Cruachain, or Cruachan, is one of the most important ancient sites cited in Irish literature and history. It was a place of assembly and the burial ground for many Irish kings. It was also used as a site for ritual gatherings and ceremonies and probably it was also the residence for some of the kings. Cruachain is a large area of about 10 square kilometres and includes 19 enclosures, 27 burial mounds, pillar stones and standing stones and some other earthworks. Some of them are still clearly visible in the landscape, others have been flattened or erased by the human activities over the centuries and can be detected only by an aerial inspection.
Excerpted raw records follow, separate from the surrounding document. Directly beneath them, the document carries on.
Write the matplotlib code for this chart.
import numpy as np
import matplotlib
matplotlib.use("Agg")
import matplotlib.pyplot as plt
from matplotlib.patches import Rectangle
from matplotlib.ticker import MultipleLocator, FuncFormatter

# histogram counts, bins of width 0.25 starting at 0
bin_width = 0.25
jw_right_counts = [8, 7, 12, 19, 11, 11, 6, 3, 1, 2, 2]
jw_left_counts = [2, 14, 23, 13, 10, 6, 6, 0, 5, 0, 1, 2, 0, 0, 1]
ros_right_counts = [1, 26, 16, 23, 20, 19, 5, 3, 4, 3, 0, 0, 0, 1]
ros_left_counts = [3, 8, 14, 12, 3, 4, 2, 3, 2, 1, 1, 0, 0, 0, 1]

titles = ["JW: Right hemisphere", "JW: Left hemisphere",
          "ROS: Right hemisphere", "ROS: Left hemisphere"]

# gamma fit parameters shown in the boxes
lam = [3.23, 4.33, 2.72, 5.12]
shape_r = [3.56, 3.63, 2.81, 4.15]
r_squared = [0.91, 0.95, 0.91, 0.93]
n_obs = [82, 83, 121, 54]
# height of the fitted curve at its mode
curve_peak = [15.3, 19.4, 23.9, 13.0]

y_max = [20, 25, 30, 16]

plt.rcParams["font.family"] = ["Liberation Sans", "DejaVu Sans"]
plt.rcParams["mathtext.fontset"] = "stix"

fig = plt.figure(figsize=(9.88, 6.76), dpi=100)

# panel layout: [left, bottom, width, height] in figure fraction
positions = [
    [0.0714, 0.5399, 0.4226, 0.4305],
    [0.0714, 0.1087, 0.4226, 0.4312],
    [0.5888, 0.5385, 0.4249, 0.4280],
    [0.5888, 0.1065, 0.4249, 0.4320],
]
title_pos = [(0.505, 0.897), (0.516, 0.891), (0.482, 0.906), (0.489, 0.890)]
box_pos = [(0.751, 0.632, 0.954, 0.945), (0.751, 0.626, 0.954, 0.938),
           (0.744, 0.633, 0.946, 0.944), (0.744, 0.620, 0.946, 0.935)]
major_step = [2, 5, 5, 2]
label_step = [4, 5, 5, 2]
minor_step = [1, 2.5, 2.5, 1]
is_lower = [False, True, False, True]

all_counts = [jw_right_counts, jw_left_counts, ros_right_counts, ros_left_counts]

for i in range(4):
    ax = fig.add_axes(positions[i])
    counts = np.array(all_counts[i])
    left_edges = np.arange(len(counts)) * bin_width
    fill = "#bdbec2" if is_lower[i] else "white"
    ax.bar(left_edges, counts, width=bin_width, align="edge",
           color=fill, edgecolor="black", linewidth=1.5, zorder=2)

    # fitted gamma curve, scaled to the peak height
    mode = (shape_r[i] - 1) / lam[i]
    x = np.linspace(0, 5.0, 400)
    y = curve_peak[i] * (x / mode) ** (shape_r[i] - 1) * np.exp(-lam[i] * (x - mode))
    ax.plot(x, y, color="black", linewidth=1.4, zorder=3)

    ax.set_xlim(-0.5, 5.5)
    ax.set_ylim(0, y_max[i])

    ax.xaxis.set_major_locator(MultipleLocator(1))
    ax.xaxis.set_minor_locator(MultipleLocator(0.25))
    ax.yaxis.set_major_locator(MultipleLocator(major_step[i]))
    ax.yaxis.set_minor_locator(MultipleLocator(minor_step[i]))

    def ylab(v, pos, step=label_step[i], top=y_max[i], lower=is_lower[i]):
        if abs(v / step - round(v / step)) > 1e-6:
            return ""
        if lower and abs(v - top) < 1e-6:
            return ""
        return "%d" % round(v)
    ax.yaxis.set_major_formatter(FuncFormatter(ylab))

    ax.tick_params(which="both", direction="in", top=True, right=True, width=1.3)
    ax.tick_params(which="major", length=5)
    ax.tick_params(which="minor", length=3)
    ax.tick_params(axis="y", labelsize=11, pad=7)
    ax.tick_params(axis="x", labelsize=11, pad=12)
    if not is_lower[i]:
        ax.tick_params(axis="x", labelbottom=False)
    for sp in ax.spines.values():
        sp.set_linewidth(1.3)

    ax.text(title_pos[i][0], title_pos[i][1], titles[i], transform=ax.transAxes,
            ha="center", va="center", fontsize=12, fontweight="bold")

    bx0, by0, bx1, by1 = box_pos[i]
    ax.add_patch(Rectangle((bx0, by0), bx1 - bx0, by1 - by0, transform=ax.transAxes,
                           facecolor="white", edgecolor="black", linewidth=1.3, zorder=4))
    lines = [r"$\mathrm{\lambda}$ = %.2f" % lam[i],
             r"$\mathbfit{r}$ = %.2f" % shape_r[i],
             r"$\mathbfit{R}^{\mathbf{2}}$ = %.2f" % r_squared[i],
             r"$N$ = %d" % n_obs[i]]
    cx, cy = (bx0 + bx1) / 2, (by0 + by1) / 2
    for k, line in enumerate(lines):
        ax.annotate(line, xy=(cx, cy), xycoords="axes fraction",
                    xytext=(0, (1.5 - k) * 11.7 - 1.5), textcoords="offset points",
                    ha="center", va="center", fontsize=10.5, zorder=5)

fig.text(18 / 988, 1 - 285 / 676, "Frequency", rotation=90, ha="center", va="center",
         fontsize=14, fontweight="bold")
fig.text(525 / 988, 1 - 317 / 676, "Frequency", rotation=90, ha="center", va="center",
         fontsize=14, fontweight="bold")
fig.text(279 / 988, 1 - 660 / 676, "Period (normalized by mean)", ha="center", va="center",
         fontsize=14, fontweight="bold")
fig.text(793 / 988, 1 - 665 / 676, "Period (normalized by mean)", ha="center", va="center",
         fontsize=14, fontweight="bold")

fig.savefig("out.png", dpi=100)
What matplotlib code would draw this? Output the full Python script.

Cruachain appears in the irish mythology as the seat of Ailill and Medb, respectively king and queen of Connacht in the Ulster Cycle. The site is the setting for the opening of the famous legendary tale of the Táin Bó Cúailnge.

Rathnadarve, or Ráth na tDarbh in Irish, meaning Fort of the Bulls, is a circular barrow surrounded by an earth bank and a ditch with some openings in the bank. Sadly the modern road has cut off the southeastern part of the ditch. The central area of the enclosure forms a slight mound that at its highest point exceeds the height of the bank. It has a diameter of about 85 metres and a top height of about 3 metres.
According to the mythology, this is the place where, at the end of the epic tale of Táin Bó Cúailnge, the two bulls, Donn Cúailnge and Finn Bennach, fought to death.